Les autres écoutaient du blues blanc poussif et fadasse (Rory Gallagher, mon premier concert, Eric Clapton...), du progressif prétentieux et creux (Soft Machine, Yes...), du jazz-rock répétitif (Gong 2ème mouture, Brand X...), du rock de stade pour minettes avec guitar-hero sexy (Peter Frampton and co), du country-rock FM (Eagles, America...), des rescapés des 60's (Dylan, Lennon etc.) et ainsi de suite. En exceptant la bouffée d'air frais qu'a été le reggae vers 78/79 et le salutaire coup de pied dans les roustons des punks à la même époque (car même dans les 70's, on avait encore un décalage avec les anglo-saxons, et même avec les anglais pourtant pas bien loin), le paysage était finalement aussi flou, polymorphe et globalement aussi morne qu'aujourd'hui. Bien sûr, il y avait quelques outsiders, un Springsteen ou un Neil Young, par exemple. Mais globalement ? Il suffit de relire des critiques de Rock & Folk de l'époque : le leitmotiv était le même que sur tous ces posts : "C'était mieux avant" ou "Enfin un artiste qui ne fait pas du commercial"
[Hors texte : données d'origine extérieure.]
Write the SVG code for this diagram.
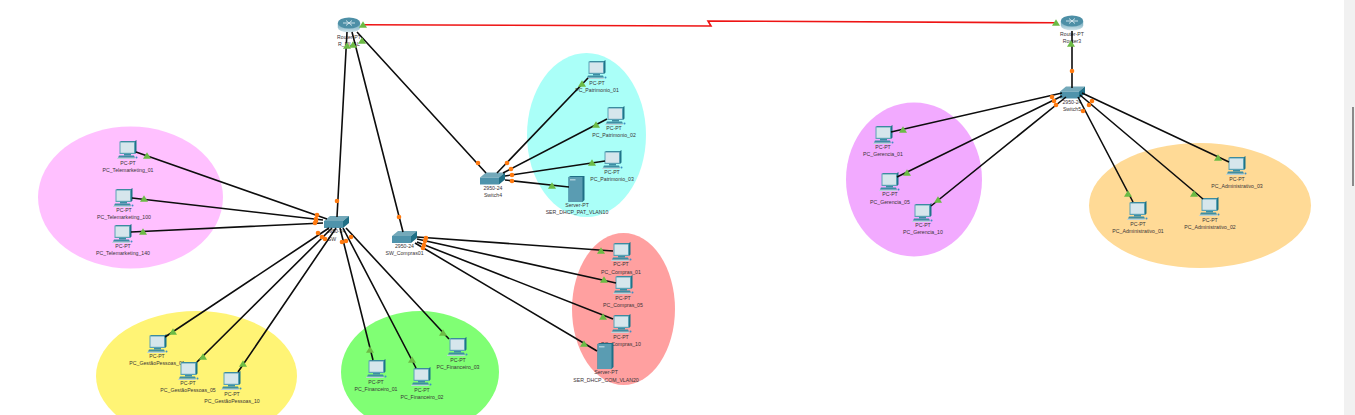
<svg xmlns="http://www.w3.org/2000/svg" xmlns:xlink="http://www.w3.org/1999/xlink" width="1355" height="415" viewBox="0 0 1355 415">
<style>
text{font-family:"Liberation Sans",Arial,sans-serif;font-size:5.2px;fill:#3a3436;text-anchor:middle}
.l{stroke:#0d0d0d;stroke-width:1.6;fill:none}
.r{stroke:#ee1414;stroke-width:1.6;fill:none}
.t{fill:#6cbb45;stroke:none}
.o{fill:#ff7a10;stroke:none}
</style>
<defs>
<linearGradient id="rg" x1="0" y1="0" x2="0" y2="1"><stop offset="0" stop-color="#5f9fb4"/><stop offset="1" stop-color="#d5e7ed"/></linearGradient>
<g id="pc">
<path d="M-6.500-9H8L9.500-10V2.500L8 4H-6.500Z" fill="#1f7488"/>
<path d="M-7.500-8.500H8V4H-7.500Z" fill="#5aa2b6"/>
<path d="M-6.500-7.500H7V2.800H-6.500Z" fill="#d6e6ec"/>
<path d="M-3 4H4V5.500H-3Z" fill="#3d8ea3"/>
<path d="M-8 5.500H7L8 7.800H-9Z" fill="#3d8ea3"/>
<path d="M-9.500 7.800H8L7.500 9H-10Z" fill="#bcd3da"/>
<circle cx="9.500" cy="7.500" r="1" fill="#3f8fc4"/>
</g>
<g id="sw">
<path d="M-12.500-1L-6.500-6H12.500L6.500-1Z" fill="#74a9ba"/>
<path d="M-12.500-1H6.500V6H-12.500Z" fill="#4f93ab"/>
<path d="M6.500-1L12.500-6V1L6.500 6Z" fill="#1f6f86"/>
</g>
<g id="rt">
<path d="M-11.200-2V2.500A11.200 5 0 0 0 11.200 2.500V-2Z" fill="url(#rg)"/>
<ellipse cx="0" cy="-2" rx="11.200" ry="5.500" fill="#4d8fa6"/>
<path d="M-6-2H6M-3-4.500L3 0.500M3-4.500L-3 0.500" stroke="#d9eaf0" stroke-width="0.900" fill="none"/>
</g>
<g id="srv">
<path d="M-8-12L-6-13H8V11L6 13H-8Z" fill="#1f6f86"/>
<path d="M-8-12H6V13H-8Z" fill="#5a9cb2"/>
<path d="M-6.500-10H-1V-8.500H-6.500Z" fill="#a9ccd8"/>
</g>
<path id="tr" d="M0-3.800L4 2.800H-4Z"/>
</defs>
<rect width="1355" height="415" fill="#fff"/>
<rect x="1344" y="0" width="11" height="415" fill="#f1f1f1"/>
<rect x="1352" y="107" width="2" height="79" fill="#8a8a8a"/>
<g id="areas">
<ellipse cx="130.500" cy="197.500" rx="92.500" ry="71" fill="#ffc0ff"/>
<ellipse cx="196.500" cy="376" rx="100.500" ry="65" fill="#fff475"/>
<ellipse cx="420" cy="372" rx="79" ry="61" fill="#80ff74"/>
<ellipse cx="586.500" cy="135" rx="59.500" ry="82" fill="#aafff8"/>
<ellipse cx="623.500" cy="309" rx="51.500" ry="76" fill="#ffa0a0"/>
<ellipse cx="914" cy="179.500" rx="68" ry="77" fill="#f2aaff"/>
<ellipse cx="1200" cy="205.500" rx="111" ry="62.500" fill="#ffda96"/>
</g>
<g id="R_FILIAL"><use href="#rt" x="349" y="25"/><text x="349" y="39">Router-PT</text><text x="349" y="46">R_FILIAL</text></g>
<g id="Router3"><use href="#rt" x="1072" y="23"/><text x="1072" y="36">Router-PT</text><text x="1072" y="43">Router3</text></g>
<g id="SW"><use href="#sw" x="336.500" y="222"/><text x="336" y="233">2950-24</text><text x="332" y="241">SW</text></g>
<g id="SW_Compras01"><use href="#sw" x="404.500" y="237"/><text x="404.500" y="248">2950-24</text><text x="404.500" y="255">SW_Compras01</text></g>
<g id="Switch4"><use href="#sw" x="492.500" y="178.500"/><text x="493" y="190">2950-24</text><text x="493" y="197">Switch4</text></g>
<g id="Switch5"><use href="#sw" x="1072.500" y="92.500"/><text x="1072" y="104">2950-24</text><text x="1072" y="111">Switch5</text></g>
<g id="PC_Telemarketing_01"><use href="#pc" x="127" y="150"/><text x="128" y="165">PC-PT</text><text x="128" y="172">PC_Telemarketing_01</text></g>
<g id="PC_Telemarketing_100"><use href="#pc" x="123" y="198"/><text x="124" y="212">PC-PT</text><text x="124" y="219">PC_Telemarketing_100</text></g>
<g id="PC_Telemarketing_140"><use href="#pc" x="122" y="234"/><text x="123" y="248">PC-PT</text><text x="123" y="255">PC_Telemarketing_140</text></g>
<g id="PC_GestaoPessoas_01"><text x="157" y="358">PC-PT</text><text x="157" y="365">PC_GestãoPessoas_01</text><use href="#pc" x="157" y="344"/></g>
<g id="PC_GestaoPessoas_05"><use href="#pc" x="188" y="371"/><text x="188" y="385">PC-PT</text><text x="188" y="392">PC_GestãoPessoas_05</text></g>
<g id="PC_GestaoPessoas_10"><use href="#pc" x="231" y="381"/><text x="232" y="396">PC-PT</text><text x="232" y="403">PC_GestãoPessoas_10</text></g>
<g id="PC_Financeiro_01"><use href="#pc" x="376" y="369"/><text x="376" y="384">PC-PT</text><text x="376" y="391">PC_Financeiro_01</text></g>
<g id="PC_Financeiro_02"><use href="#pc" x="421" y="377"/><text x="422" y="392">PC-PT</text><text x="422" y="399">PC_Financeiro_02</text></g>
<g id="PC_Financeiro_03"><use href="#pc" x="457" y="347"/><text x="458" y="362">PC-PT</text><text x="458" y="369">PC_Financeiro_03</text></g>
<g id="PC_Patrimonio_01"><use href="#pc" x="596" y="70"/><text x="597" y="85">PC-PT</text><text x="597" y="92">PC_Patrimonio_01</text></g>
<g id="PC_Patrimonio_02"><use href="#pc" x="615" y="116"/><text x="614" y="130">PC-PT</text><text x="614" y="137">PC_Patrimonio_02</text></g>
<g id="PC_Patrimonio_03"><use href="#pc" x="612" y="160"/><text x="612" y="174">PC-PT</text><text x="612" y="181">PC_Patrimonio_03</text></g>
<g id="SER_DHCP_PAT_VLAN10"><use href="#srv" x="576.500" y="189"/><text x="577" y="207">Server-PT</text><text x="577" y="214">SER_DHCP_PAT_VLAN10</text></g>
<g id="PC_Compras_01"><use href="#pc" x="621" y="252"/><text x="621" y="266">PC-PT</text><text x="621" y="274">PC_Compras_01</text></g>
<g id="PC_Compras_05"><use href="#pc" x="623" y="285"/><text x="623" y="300">PC-PT</text><text x="623" y="307">PC_Compras_05</text></g>
<g id="PC_Compras_10"><use href="#pc" x="621" y="324"/><text x="621" y="339">PC-PT</text><text x="621" y="346">PC_Compras_10</text></g>
<g id="SER_DHCP_COM_VLAN20"><use href="#srv" x="605.500" y="356"/><text x="606" y="374">Server-PT</text><text x="606" y="382">SER_DHCP_COM_VLAN20</text></g>
<g id="PC_Gerencia_01"><use href="#pc" x="883" y="135"/><text x="883" y="149">PC-PT</text><text x="883" y="156">PC_Gerencia_01</text></g>
<g id="PC_Gerencia_05"><use href="#pc" x="889" y="182"/><text x="890" y="196">PC-PT</text><text x="890" y="204">PC_Gerencia_05</text></g>
<g id="PC_Gerencia_10"><use href="#pc" x="922" y="213"/><text x="923" y="227">PC-PT</text><text x="923" y="234">PC_Gerencia_10</text></g>
<g id="PC_Administrativo_01"><use href="#pc" x="1137" y="211"/><text x="1138" y="226">PC-PT</text><text x="1138" y="233">PC_Administrativo_01</text></g>
<g id="PC_Administrativo_02"><use href="#pc" x="1209" y="207"/><text x="1210" y="222">PC-PT</text><text x="1210" y="229">PC_Administrativo_02</text></g>
<g id="PC_Administrativo_03"><use href="#pc" x="1236" y="166"/><text x="1237" y="181">PC-PT</text><text x="1237" y="188">PC_Administrativo_03</text></g>
<g id="connectors">
<path class="r" d="M362 24.800L711 26L708 21L1056 22.800"/>
<path class="l" d="M347 32L337 217M352 32L403 232M357 32L486 173"/>
<path class="l" d="M136 152L327 219M132 198L323 220M131 232L323 223"/>
<path class="l" d="M165 337L329 228M197 362L332 228M238 372L336 228M373 360L340 228M416 368L343 228M449 339L346 228"/>
<path class="l" d="M588 78L497 173M607 119L503 173M605 161L505 176M569 187L505 180"/>
<path class="l" d="M613 251L417 237M616 283L417 239M613 319L417 242M597 351L415 243"/>
<path class="l" d="M1072 31V88M891 132L1062 93M897 177L1062 96M931 206L1066 97M1133 202L1078 97M1203 199L1080 95M1229 162L1082 93"/>
<g class="t">
<use href="#tr" x="363" y="25"/><use href="#tr" x="1056" y="23"/>
<use href="#tr" x="347" y="46"/><use href="#tr" x="353" y="45"/><use href="#tr" x="362" y="41"/>
<use href="#tr" x="147" y="156"/><use href="#tr" x="144" y="199"/><use href="#tr" x="143" y="232"/>
<use href="#tr" x="173" y="332"/><use href="#tr" x="203" y="357"/><use href="#tr" x="243" y="364"/>
<use href="#tr" x="370" y="350"/><use href="#tr" x="412" y="360"/><use href="#tr" x="443" y="333"/>
<use href="#tr" x="582" y="84"/><use href="#tr" x="596" y="125"/><use href="#tr" x="592" y="163"/><use href="#tr" x="552" y="186"/>
<use href="#tr" x="601" y="251"/><use href="#tr" x="604" y="280"/><use href="#tr" x="603" y="317"/><use href="#tr" x="584" y="344"/>
<use href="#tr" x="1071" y="44"/><use href="#tr" x="903" y="130"/><use href="#tr" x="907" y="173"/><use href="#tr" x="938" y="200"/>
<use href="#tr" x="1128" y="194"/><use href="#tr" x="1194" y="194"/><use href="#tr" x="1218" y="158"/>
</g>
<g class="o">
<circle cx="337" cy="201" r="2.300"/><circle cx="399" cy="217" r="2.300"/><circle cx="478" cy="163" r="2.300"/><circle cx="1072" cy="71" r="2.300"/>
<circle cx="317" cy="215" r="2.300"/><circle cx="316" cy="219" r="2.300"/><circle cx="316" cy="221" r="2.300"/><circle cx="315" cy="223" r="2.300"/>
<circle cx="318" cy="233" r="2.300"/><circle cx="322" cy="237" r="2.300"/><circle cx="325" cy="239" r="2.300"/><circle cx="342" cy="242" r="2.300"/><circle cx="346" cy="241" r="2.300"/><circle cx="351" cy="237" r="2.300"/>
<circle cx="507" cy="163" r="2.300"/><circle cx="511" cy="169" r="2.300"/><circle cx="512" cy="175" r="2.300"/><circle cx="512" cy="181" r="2.300"/>
<circle cx="426" cy="238" r="2.300"/><circle cx="425" cy="241" r="2.300"/><circle cx="424" cy="245" r="2.300"/><circle cx="423" cy="248" r="2.300"/>
<circle cx="1052" cy="97" r="2.300"/><circle cx="1054" cy="101" r="2.300"/><circle cx="1056" cy="105" r="2.300"/><circle cx="1083" cy="111" r="2.300"/><circle cx="1089" cy="105" r="2.300"/><circle cx="1092" cy="101" r="2.300"/>
</g>
</g>
</svg>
Personne ne se privait d'ailleurs de ouinouiner à longueur de temps, critiques rock compris, sur "la mort du rock", "l'époque de m****", et d'affecter une nostalgie désespérée pour les 60's, hélas enterrées avec ses martyrs (Jones, Morrison, Joplin, Redding, Hendrix, Barrett...). On se plaignait des majors qui avaient tué la créativité, du prix scandaleux des disques, des rock-stars bedonnantes qui faisaient un disque tous les 4 ans quand leur dealer cessait de leur faire crédit...
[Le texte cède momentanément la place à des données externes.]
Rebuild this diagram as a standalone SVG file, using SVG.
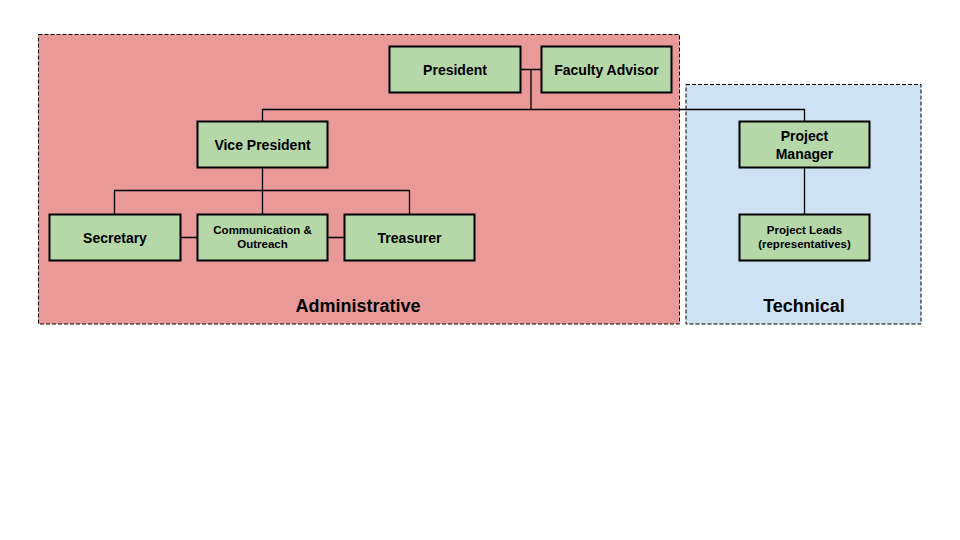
<svg xmlns="http://www.w3.org/2000/svg" width="960" height="540" viewBox="0 0 960 540">
<style>
.region{stroke:#000;stroke-width:1;stroke-dasharray:4,2}
.node rect{fill:#b6d7a8;stroke:#000;stroke-width:2}
.node text{font-family:"Liberation Sans",Arial,sans-serif;font-weight:bold;font-size:14px;fill:#000;text-anchor:middle}
.node text.sm{font-size:11.5px}
.conn{fill:none;stroke:#000;stroke-width:1.3}
.rlabel{font-family:"Liberation Sans",Arial,sans-serif;font-weight:bold;font-size:18px;fill:#000;text-anchor:middle}
</style>
<rect width="960" height="540" fill="#fff"/>
<g id="admin-region">
<rect class="region" x="38.5" y="34.5" width="641" height="289.5" fill="#ea9999"/>
<text class="rlabel" x="358" y="312">Administrative</text>
</g>
<g id="technical-region">
<rect class="region" x="686" y="84.5" width="235" height="239.5" fill="#cfe2f3"/>
<text class="rlabel" x="804" y="312">Technical</text>
</g>
<g id="connectors">
<path class="conn" d="M520 69.5H541M531 69.5V109.5M262.5 121V109.5H804.5V121"/>
<path class="conn" d="M262.5 167V190.5M114.5 214V190.5H409.5V214M262.5 190.5V214"/>
<path class="conn" d="M180 237.5H197M327 237.5H344"/>
<path class="conn" d="M804.5 167V214"/>
</g>
<g id="president" class="node"><rect x="389.5" y="46.5" width="131" height="46"/><text x="455" y="75">President</text></g>
<g id="faculty-advisor" class="node"><rect x="541.5" y="46.5" width="130" height="46"/><text x="606.5" y="75">Faculty Advisor</text></g>
<g id="vice-president" class="node"><rect x="197.5" y="121.5" width="130" height="46"/><text x="262.5" y="150">Vice President</text></g>
<g id="secretary" class="node"><rect x="49.5" y="214.5" width="131" height="46"/><text x="115" y="243">Secretary</text></g>
<g id="communication" class="node"><rect x="197.5" y="214.5" width="130" height="46"/><text class="sm" x="262.5" y="234">Communication &amp;</text><text class="sm" x="262.5" y="248">Outreach</text></g>
<g id="treasurer" class="node"><rect x="344.5" y="214.5" width="130" height="46"/><text x="409.5" y="243">Treasurer</text></g>
<g id="project-manager" class="node"><rect x="739.5" y="121.5" width="130" height="46"/><text x="804.5" y="140.5">Project</text><text x="804.5" y="158.5">Manager</text></g>
<g id="project-leads" class="node"><rect x="739.5" y="214.5" width="130" height="46"/><text class="sm" x="804.5" y="234">Project Leads</text><text class="sm" x="804.5" y="248">(representatives)</text></g>
</svg>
Au final, la musique de cette époque a rempli une seule fonction, celle que la musique populaire a au minimum toujours rempli, à toutes les époques, y compris la nôtre : être la bande-son de sa jeunesse, de toutes ces "premières fois", premier baiser, premier concert, premier découchage, premières vacances sans les parents, première bande de potes, premier amour, première cuite/défonce, premier appart'... Puis devenir la plus belle de toutes les madeleines proustiennes quand on grandit. Et après tout, ce n'est déjà pas si mal, non ? Si vous voulez mon avis, c'est même fichtrement excellent.
Annexes
Ben oui, c'est pas le tout de blablater, mais rien ne vaut quelques faits bien têtus, même quand on a acquis une réputation de patriarche chenu.
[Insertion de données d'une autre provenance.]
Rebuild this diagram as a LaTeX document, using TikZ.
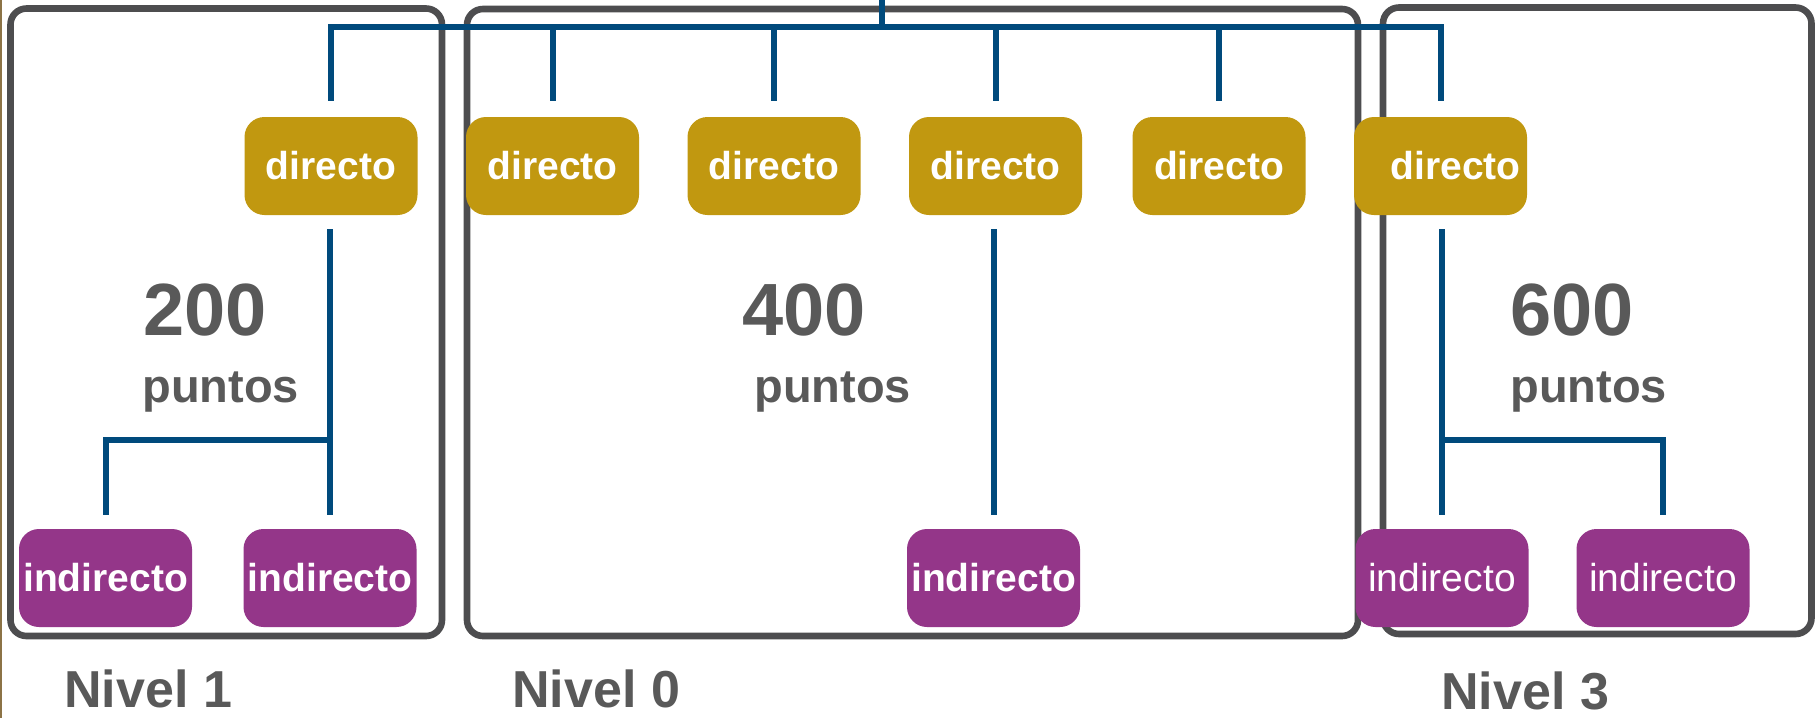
\documentclass[tikz,border=0pt]{standalone}
\usepackage{fontspec}
\setmainfont{Liberation Sans}
\definecolor{gold}{RGB}{193,152,16}
\definecolor{purp}{RGB}{148,54,137}
\definecolor{framegray}{RGB}{77,77,79}
\definecolor{txtgray}{RGB}{89,89,89}
\definecolor{linkblue}{RGB}{0,74,124}
\definecolor{brownl}{RGB}{140,115,70}
\begin{document}
\begin{tikzpicture}[x=0.5pt,y=-0.5pt,
  frame/.style={draw=framegray, line width=3.3pt, rounded corners=8pt},
  dbox/.style={fill=gold, rounded corners=10pt, minimum width=86.5pt, minimum height=49pt,
    inner sep=0pt, text=white, font=\fontsize{19.5}{22}\selectfont\bfseries},
  ibox/.style={fill=purp, rounded corners=10pt, minimum width=86.5pt, minimum height=49pt,
    inner sep=0pt, text=white, font=\fontsize{19.5}{22}\selectfont},
  iboxb/.style={ibox, font=\fontsize{19.5}{22}\selectfont\bfseries},
  link/.style={draw=linkblue, line width=3pt},
  num/.style={text=txtgray, font=\fontsize{37}{40}\selectfont\bfseries, anchor=base west, inner sep=0pt},
  pts/.style={text=txtgray, font=\fontsize{23.5}{26}\selectfont\bfseries, anchor=base west, inner sep=0pt},
  lvl/.style={text=txtgray, font=\fontsize{26}{28}\selectfont\bfseries, anchor=base west, inner sep=0pt}]
\useasboundingbox (0,0) rectangle (1820,718);
\fill[white] (0,0) rectangle (1820,718);
\draw[draw=brownl, line width=1pt] (1,0) -- (1,718);

% level frames
\draw[frame] (10.5,8.5) rectangle (442,636);
\draw[frame] (467,9) rectangle (1358,636);
\draw[frame] (1383,7.5) rectangle (1811.5,634);

% directo boxes
\node[dbox] (dL1) at (331,166) {directo};
\node[dbox] (d01) at (552.5,166) {directo};
\node[dbox] (d02) at (774,166) {directo};
\node[dbox] (d03) at (995.5,166) {directo};
\node[dbox] (d04) at (1219,166) {directo};
\node[dbox] (dL3) at (1440.5,166) {\hspace*{15pt}directo};

% indirecto boxes
\node[iboxb] (iL1a) at (105.5,578) {indirecto};
\node[iboxb] (iL1b) at (330,578) {indirecto};
\node[iboxb] (i0) at (993.5,578) {indirecto};
\node[ibox] (iL3a) at (1442,578) {indirecto};
\node[ibox] (iL3b) at (1663,578) {indirecto};

% texts
\node[num] (n200) at (143,335) {200};
\node[num] (n400) at (742,335) {400};
\node[num] (n600) at (1510,335) {600};
\node[pts] (p200) at (142,402) {puntos};
\node[pts] (p400) at (754,402) {puntos};
\node[pts] (p600) at (1510,402) {puntos};
\node[lvl] (lv1) at (64,707) {Nivel 1};
\node[lvl] (lv0) at (512,707) {Nivel 0};
\node[lvl] (lv3) at (1441,709) {Nivel 3};

% connectors
\coordinate (top) at (882,0);
\coordinate (bus) at (882,27);
\coordinate (br) at (0,440);
\draw[link] (top) -- (bus);
\draw[link, shorten <=8pt, shorten >=8pt] (dL1.north) |- (bus) -| (dL3.north);
\foreach \d in {d01,d02,d03,d04}
  \draw[link, shorten >=8pt] (\d.north |- bus) -- (\d.north);

\draw[link, shorten <=7pt, shorten >=7pt] (iL1b.north |- dL1.south) -- (iL1b.north);
\draw[link, shorten >=7pt] (iL1b.north |- br) -| (iL1a.north);
\draw[link, shorten <=7pt, shorten >=7pt] (i0.north |- d03.south) -- (i0.north);
\draw[link, shorten <=7pt, shorten >=7pt] (iL3a.north |- dL3.south) -- (iL3a.north);
\draw[link, shorten >=7pt] (iL3a.north |- br) -| (iL3b.north);
\end{tikzpicture}
\end{document}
J'ai donc cherché les Hit-Parades français de 75 et 76. Sauf que plouf. Italiens, allemands, anglais, US, j'ai trouvé. Mais les français sont amnésiques (rien que ça semble indiquer que... mais bon). Adoncques, en lieu et place des Hit-parades français, je vous livre les charts US, ou plus exactement la liste de tous les titres qui ont été n°1 en 75 et 76, par ordre décroissant de succès. Les français auraient été pires, mais la liste suivante a déjà de quoi rendre perplexe ou vaguement nauséeux le plus bercé d'illusions sur les "mythiques" années 70.
1975
1. Mandy - Barry Manilow
2. Love Will Keep Us Together - Captain & Tennille
3. I'm Not In Love - Ten CC
4. Have You Never Been Mellow - Olivia Newton-John
5. Lying Eyes - Eagles
6. Lovin' You - Minnie Riperton
7. That's The Way I Like It - K.C. & The Sunshine Band
8. Only Yesterday - Carpenters
9. The Way I Want To Touch You - Captain & Tennille
10. I Only Have Eyes For You - Art Garfunkel
11. Fame - David Bowie
12. Jive Talkin' - Bee Gees
13. Dance With Me - Orleans
14. He Don't Love You - Tony Orlando & Dawn
15. Lady Marmalade - Labelle
16. Best Of My Love - Eagles
17. You're No Good - Linda Ronstadt
18. Midnight Blue - Melissa Manchester
19. How Sweet It Is (To Be Loved By You) - James Taylor
20. Fallin' In Love - Hamilton, Joe Frank & Reynolds
21. Why Can't We Be Friends - War
22. One Of These Nights - Eagles
23. Emma - Hot Chocolate
24. Get Down Tonight - K.C. & The Sunshine Band
25. Who Loves You - Four Seasons
26. Something Better To Do - Olivia Newton-John
1976
1. If You Leave Me Now - Chicago
2. Right Back Where We Started From - Maxine Nightingale
3. Don't Go Breaking My Heart - Elton John & Kiki Dee
4. Silly Love Songs - Paul McCartney & Wings
5. Rhiannon - Fleetwood Mac
6. Tracks Of My Tears - Linda Ronstadt
7. Tonight's The Night - Rod Stewart
8. Fanny (Be Tender With My Love) - Bee Gees
9. Theme from 'Mahagony' - Diana Ross
10. 50 Ways To Leave Your Lover - Paul Simon
11. Afternoon Delight - Starland Vocal Band
12. Love So Right - Bee Gees
13. December 1963 (Oh What A Night) - 4 Seasons
14. Takin' It To The Street - Doobie Brothers
15. More, More, More - Andrea True Connection
16. Let 'Em In - Paul McCartney & Wings
17. Misty Blue - Dorothy Moore
18. Get Closer - Seals & Crofts
19. Love Hangover - Diana Ross
20. I'll Be Good To You - Brothers Johnson
21. Fly Away - John Denver
De ces 47 mega-tubes qui ont marqué le milieu des 70's et se sont vendus par cargos entiers, il en est 4 qu'il m'arrive encore très rarement d'écouter (surtout pour la fonction madeleine précitée), et un seul qui figure toujours régulièrement dans mes compilations (je vous laisse deviner lequel. Indice : le nom du groupe est un sujet brûlant en ce moment).